=== TASK DESCRIPTION ===
From the first line of the entries below through the line bearing "const legendX = [174, 340, 467, 696, 880];", write out each line exactly. Omit pictures.

Figure scripts:
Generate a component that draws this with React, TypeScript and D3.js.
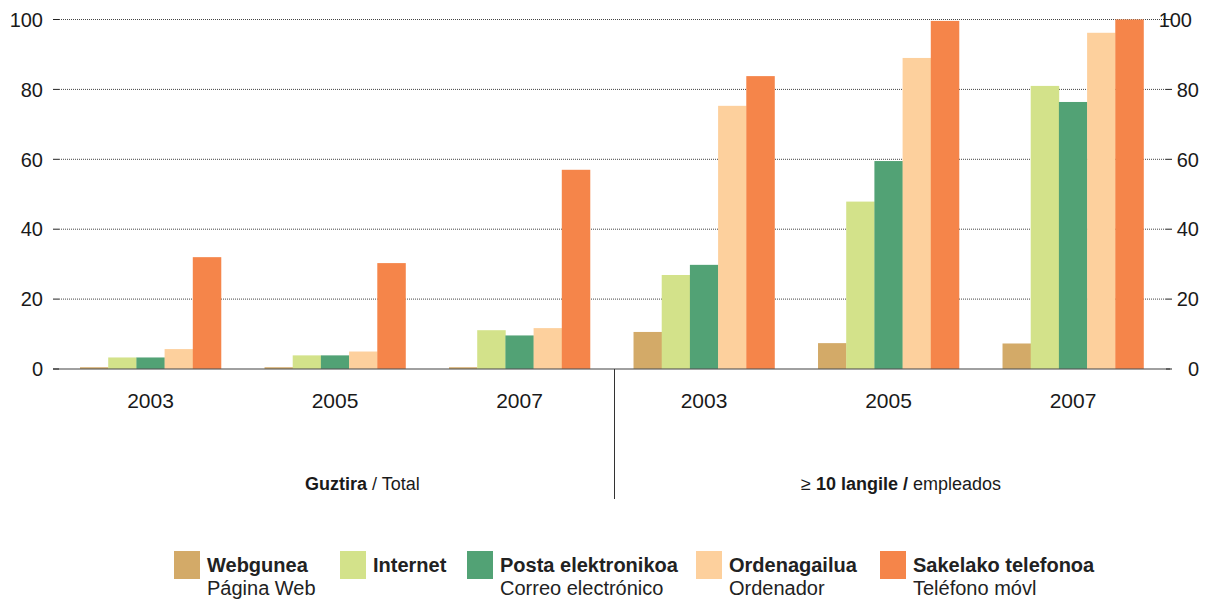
import React from "react";
import * as d3 from "d3";

const groupIds = ["t2003", "t2005", "t2007", "e2003", "e2005", "e2007"];
const groupLabels = ["2003", "2005", "2007", "2003", "2005", "2007"];
const seriesKeys = ["web", "internet", "posta", "ordenagailua", "sakelako"];
const seriesBold = ["Webgunea", "Internet", "Posta elektronikoa", "Ordenagailua", "Sakelako telefonoa"];
const seriesSub = ["Página Web", "", "Correo electrónico", "Ordenador", "Teléfono móvl"];
const seriesColors = ["#D3AA68", "#D3E28A", "#52A275", "#FDD09D", "#F5854A"];

const webValues = [0.5, 0.5, 0.5, 10.6, 7.4, 7.3];
const internetValues = [3.3, 3.9, 11.1, 26.9, 47.9, 81.0];
const postaValues = [3.3, 3.9, 9.6, 29.8, 59.5, 76.4];
const ordenagailuaValues = [5.7, 5.0, 11.7, 75.3, 89.0, 96.2];
const sakelakoValues = [32.0, 30.3, 57.0, 83.8, 99.6, 100.0];
const seriesValues = [webValues, internetValues, postaValues, ordenagailuaValues, sakelakoValues];

const yTicks = [0, 20, 40, 60, 80, 100];

const W = 1208;
const H = 599;
const FONT = "'Liberation Sans', Arial, Helvetica, sans-serif";

export default function App() {
  const y = d3.scaleLinear().domain([0, 100]).range([369, 19.5]);
  const x0 = d3.scaleBand<string>().domain(groupIds).range([58.25, 1165.25]).paddingInner(0.236).paddingOuter(0.118);
  const x1 = d3.scaleBand<string>().domain(seriesKeys).range([0, x0.bandwidth()]).padding(0);

  const axisLeft = 53;
  const axisRight = 1170;
  const legendX = [174, 340, 467, 696, 880];

  return (
    <svg width={W} height={H} style={{ position: "absolute", left: 0, top: 0, display: "block", background: "#fff" }} fontFamily={FONT}>
      {/* grid lines */}
      {yTicks.filter((t) => t > 0).map((t) => (
        <line key={"g" + t} x1={59} x2={1167} y1={y(t)} y2={y(t)} stroke="#444" strokeWidth={1} strokeDasharray="1,1" />
      ))}
      {/* bars */}
      {groupIds.map((g, gi) => (
        <g key={g} transform={`translate(${x0(g)},0)`}>
          {seriesKeys.map((s, si) => {
            const v = seriesValues[si][gi];
            return (
              <rect key={s} x={x1(s)} y={y(v)} width={x1.bandwidth() + 0.3} height={y(0) - y(v)} fill={seriesColors[si]} />
            );
          })}
        </g>
      ))}
      {/* baseline */}
      <line x1={axisLeft} x2={axisRight} y1={y(0)} y2={y(0)} stroke="#555" strokeOpacity={0.75} strokeWidth={1.6} />
      {/* ticks */}
      {yTicks.map((t) => (
        <g key={"t" + t}>
          <line x1={53} x2={59} y1={y(t)} y2={y(t)} stroke="#222" strokeWidth={1} />
          <line x1={1166} x2={1172} y1={y(t)} y2={y(t)} stroke="#222" strokeWidth={1} />
          <text x={43} y={y(t)} dy="0.36em" textAnchor="end" fontSize={20} fill="#1a1a1a">{t}</text>
          <text x={t === 100 ? 1192 : 1199} y={y(t)} dy="0.36em" textAnchor="end" fontSize={20} fill="#1a1a1a">{t}</text>
        </g>
      ))}
      {/* year labels */}
      {groupIds.map((g, gi) => (
        <text key={"l" + g} x={(x0(g) as number) + x0.bandwidth() / 2} y={408} textAnchor="middle" fontSize={21} fill="#1a1a1a">
          {groupLabels[gi]}
        </text>
      ))}
      {/* divider */}
      <line x1={614.5} x2={614.5} y1={y(0)} y2={499} stroke="#333" strokeWidth={1} />
      {/* group titles */}
      <text x={305} y={490} fontSize={18} fill="#1a1a1a">
        <tspan fontWeight="bold">Guztira</tspan>
        <tspan> / Total</tspan>
      </text>
      <text x={901} y={490} textAnchor="middle" fontSize={18} fill="#1a1a1a">
        <tspan>≥ </tspan>
        <tspan fontWeight="bold">10 langile /</tspan>
        <tspan> empleados</tspan>
      </text>
      {/* legend */}
      {seriesKeys.map((s, si) => (
        <g key={"lg" + s}>
          <rect x={legendX[si]} y={551} width={26} height={28} fill={seriesColors[si]} />
          <text x={legendX[si] + 33} y={572} fontSize={20} fontWeight="bold" fill="#222">{seriesBold[si]}</text>
          {seriesSub[si] && (
            <text x={legendX[si] + 33} y={595} fontSize={20} fill="#222">{seriesSub[si]}</text>
          )}
        </g>
      ))}
    </svg>
  );
}
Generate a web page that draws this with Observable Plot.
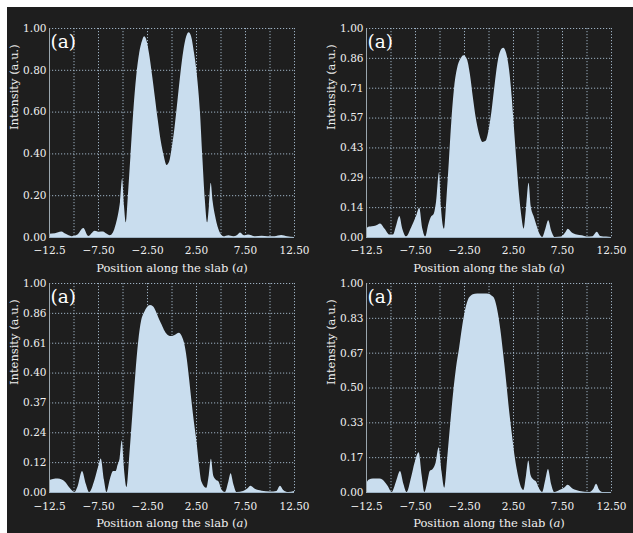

=== ANSWER TO THE EXERCISE ===
Generate a component that draws this with React, TypeScript and D3.js.
import React from "react";
import * as d3 from "d3";

const groupIds = ["t2003", "t2005", "t2007", "e2003", "e2005", "e2007"];
const groupLabels = ["2003", "2005", "2007", "2003", "2005", "2007"];
const seriesKeys = ["web", "internet", "posta", "ordenagailua", "sakelako"];
const seriesBold = ["Webgunea", "Internet", "Posta elektronikoa", "Ordenagailua", "Sakelako telefonoa"];
const seriesSub = ["Página Web", "", "Correo electrónico", "Ordenador", "Teléfono móvl"];
const seriesColors = ["#D3AA68", "#D3E28A", "#52A275", "#FDD09D", "#F5854A"];

const webValues = [0.5, 0.5, 0.5, 10.6, 7.4, 7.3];
const internetValues = [3.3, 3.9, 11.1, 26.9, 47.9, 81.0];
const postaValues = [3.3, 3.9, 9.6, 29.8, 59.5, 76.4];
const ordenagailuaValues = [5.7, 5.0, 11.7, 75.3, 89.0, 96.2];
const sakelakoValues = [32.0, 30.3, 57.0, 83.8, 99.6, 100.0];
const seriesValues = [webValues, internetValues, postaValues, ordenagailuaValues, sakelakoValues];

const yTicks = [0, 20, 40, 60, 80, 100];

const W = 1208;
const H = 599;
const FONT = "'Liberation Sans', Arial, Helvetica, sans-serif";

export default function App() {
  const y = d3.scaleLinear().domain([0, 100]).range([369, 19.5]);
  const x0 = d3.scaleBand<string>().domain(groupIds).range([58.25, 1165.25]).paddingInner(0.236).paddingOuter(0.118);
  const x1 = d3.scaleBand<string>().domain(seriesKeys).range([0, x0.bandwidth()]).padding(0);

  const axisLeft = 53;
  const axisRight = 1170;
  const legendX = [174, 340, 467, 696, 880];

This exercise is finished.